In her view, though, “These regulations are more than helpful to safeguard the art market from illicit transactions. I think they are necessary to require due diligence and put art market participants on notice that they can’t just happily take funds regardless of their source.”
Legacy of a Billionaire
Back in his palatial Paris apartment, upon finishing the interview, Mugrabi takes reporters on a tour. The walls are eclectically curated—a Renaissance painting in the living room, a pop-art Lipton ice tea collage by artist Tom Wesselman in the dining room, near a stained glass window bearing Mugrabi’s signature, and a small Warhol painting of a smiling Marilyn Monroe on his bedroom shelf—a testament to a lifetime of collecting. Showing off these acquisitions, including some of his favorites of early Warhol illustrations for children’s books, he repeats a line he’s used before: “I bought a part of American culture.”
Some 5,000 miles away in Bogotá, judges are expected this month to begin hearing evidence about the business empire that prosecutors say his nephew built out of textiles and shell companies.
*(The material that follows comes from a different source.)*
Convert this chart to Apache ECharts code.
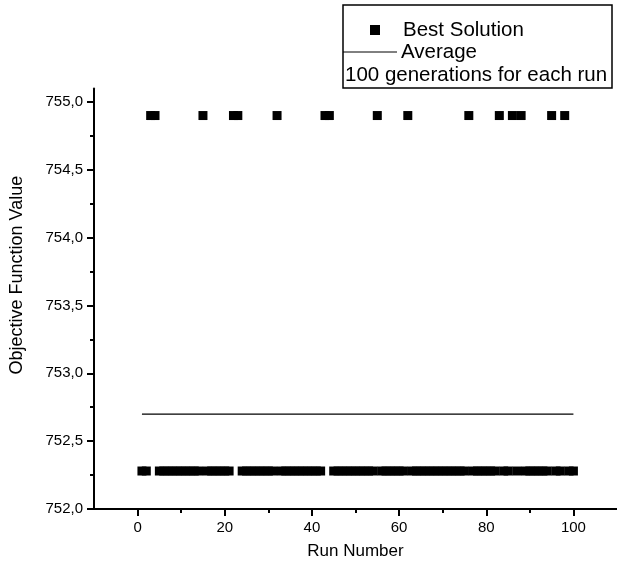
<!DOCTYPE html>
<html>
<head>
<meta charset="utf-8">
<script src="https://cdn.jsdelivr.net/npm/echarts@6/dist/echarts.min.js"></script>
<style>
  html, body { margin: 0; padding: 0; background: #fff; }
  #chart { width: 617px; height: 569px; }
</style>
</head>
<body>
<div id="chart"></div>
<script>
// Runs 1..100; each run ends at one of two objective values.
const runs = Array.from({ length: 100 }, (_, i) => i + 1);
const highRuns = [3, 4, 15, 22, 23, 32, 43, 44, 55, 62, 76, 83, 86, 88, 95, 98];
const highValue = 754.9;
const lowValue = 752.28;
const averageValue = 752.7;

const xTicks = [0, 20, 40, 60, 80, 100];
const xMinorTicks = [10, 30, 50, 70, 90];
const yTicks = [752.0, 752.5, 753.0, 753.5, 754.0, 754.5, 755.0];
const yMinorTicks = [752.25, 752.75, 753.25, 753.75, 754.25, 754.75];

const bestSolution = runs.map(r => [r, highRuns.includes(r) ? highValue : lowValue]);
const averageLine = [[1, averageValue], [100, averageValue]];

const FONT = 'Liberation Sans, Arial, sans-serif';
const comma = v => Number(v).toFixed(1).replace('.', ',');
const BLACK = '#000';

const chart = echarts.init(document.getElementById('chart'), null, { renderer: 'canvas' });

chart.setOption({
  animation: false,
  backgroundColor: '#ffffff',
  grid: { left: 93, right: 0, top: 88.4, bottom: 60, containLabel: false },
  xAxis: [
    {
      type: 'value', min: -10, max: 110,
      name: 'Run Number', nameLocation: 'middle', nameGap: 34,
      nameTextStyle: { fontFamily: FONT, fontSize: 17, color: BLACK },
      axisLine: { show: true, onZero: false, lineStyle: { color: BLACK, width: 2 } },
      axisTick: { show: true, length: 7, lineStyle: { color: BLACK, width: 2 }, customValues: xTicks },
      axisLabel: { show: true, color: BLACK, fontFamily: FONT, fontSize: 15, margin: 11, customValues: xTicks },
      splitLine: { show: false }
    },
    {
      // minor ticks between the labelled ones
      type: 'value', min: -10, max: 110, position: 'bottom',
      axisLine: { show: false, onZero: false },
      axisTick: { show: true, length: 4, lineStyle: { color: BLACK, width: 2 }, customValues: xMinorTicks },
      axisLabel: { show: false },
      splitLine: { show: false }
    }
  ],
  yAxis: [
    {
      type: 'value', min: 752, max: 755.1,
      name: 'Objective Function Value', nameLocation: 'middle', nameGap: 68,
      nameTextStyle: { fontFamily: FONT, fontSize: 18, color: BLACK, padding: [0, 0, 0, 47] },
      axisLine: { show: true, onZero: false, lineStyle: { color: BLACK, width: 2 } },
      axisTick: { show: true, length: 7, lineStyle: { color: BLACK, width: 2 }, customValues: yTicks },
      axisLabel: { show: true, color: BLACK, fontFamily: FONT, fontSize: 15, margin: 11, customValues: yTicks, formatter: comma },
      splitLine: { show: false }
    },
    {
      type: 'value', min: 752, max: 755.1, position: 'left',
      axisLine: { show: false, onZero: false },
      axisTick: { show: true, length: 4, lineStyle: { color: BLACK, width: 2 }, customValues: yMinorTicks },
      axisLabel: { show: false },
      splitLine: { show: false }
    }
  ],
  series: [
    {
      name: 'Best Solution', type: 'scatter', xAxisIndex: 0, yAxisIndex: 0,
      symbol: 'rect', symbolSize: [9, 9],
      itemStyle: { color: BLACK, opacity: 1, borderWidth: 0 },
      data: bestSolution
    },
    {
      name: 'Average', type: 'line', xAxisIndex: 0, yAxisIndex: 0,
      symbol: 'none',
      lineStyle: { color: BLACK, width: 1.2 },
      data: averageLine
    }
  ],
  graphic: [
    { type: 'rect', shape: { x: 343, y: 5, width: 269, height: 83 },
      style: { fill: '#fff', stroke: BLACK, lineWidth: 1.5 } },
    { type: 'rect', shape: { x: 370, y: 25, width: 10, height: 10 }, style: { fill: BLACK } },
    { type: 'text', x: 403, y: 30, style: { text: 'Best Solution', font: '20.5px ' + FONT, fill: BLACK, verticalAlign: 'middle' } },
    { type: 'line', shape: { x1: 343, y1: 52, x2: 397, y2: 52 }, style: { stroke: BLACK, lineWidth: 1 } },
    { type: 'text', x: 401, y: 52, style: { text: 'Average', font: '20.5px ' + FONT, fill: BLACK, verticalAlign: 'middle' } },
    { type: 'text', x: 345, y: 75, style: { text: '100 generations for each run', font: '20.5px ' + FONT, fill: BLACK, verticalAlign: 'middle' } }
  ]
});
</script>
</body>
</html>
Alberto Aroch, who once trailed his uncle through warehouses, will take his place at the defence bench.
José Mugrabi’s name appears nowhere in the indictment, and he is not nor ever has been charged with any wrongdoing.
Mugrabi told reporters that he has paid little attention to the case.
Instead, he is focused on the legacy he wants to leave behind: The Albert Einstein museum in Israel, his place of birth, is now under construction. The University of Jerusalem had asked his help to build it and he is funding it entirely. “[It is]costing me $30 million, and I’m doing it with complete and utter happiness,” he said. To be associated with Albert Einstein “because I didn't even go to school, practically,” fills him with enormous pride: “After my family, [it] is the most important thing I’ve ever done in my life.”
Regardless of what judges in Bogotá will decide on his nephew’s fate, Mugrabi’s own verdict on what will outlast him is clear. Sitting down again, he looks around the room, cane resting against his chair, and says—almost to himself—“That’s my life, my life.”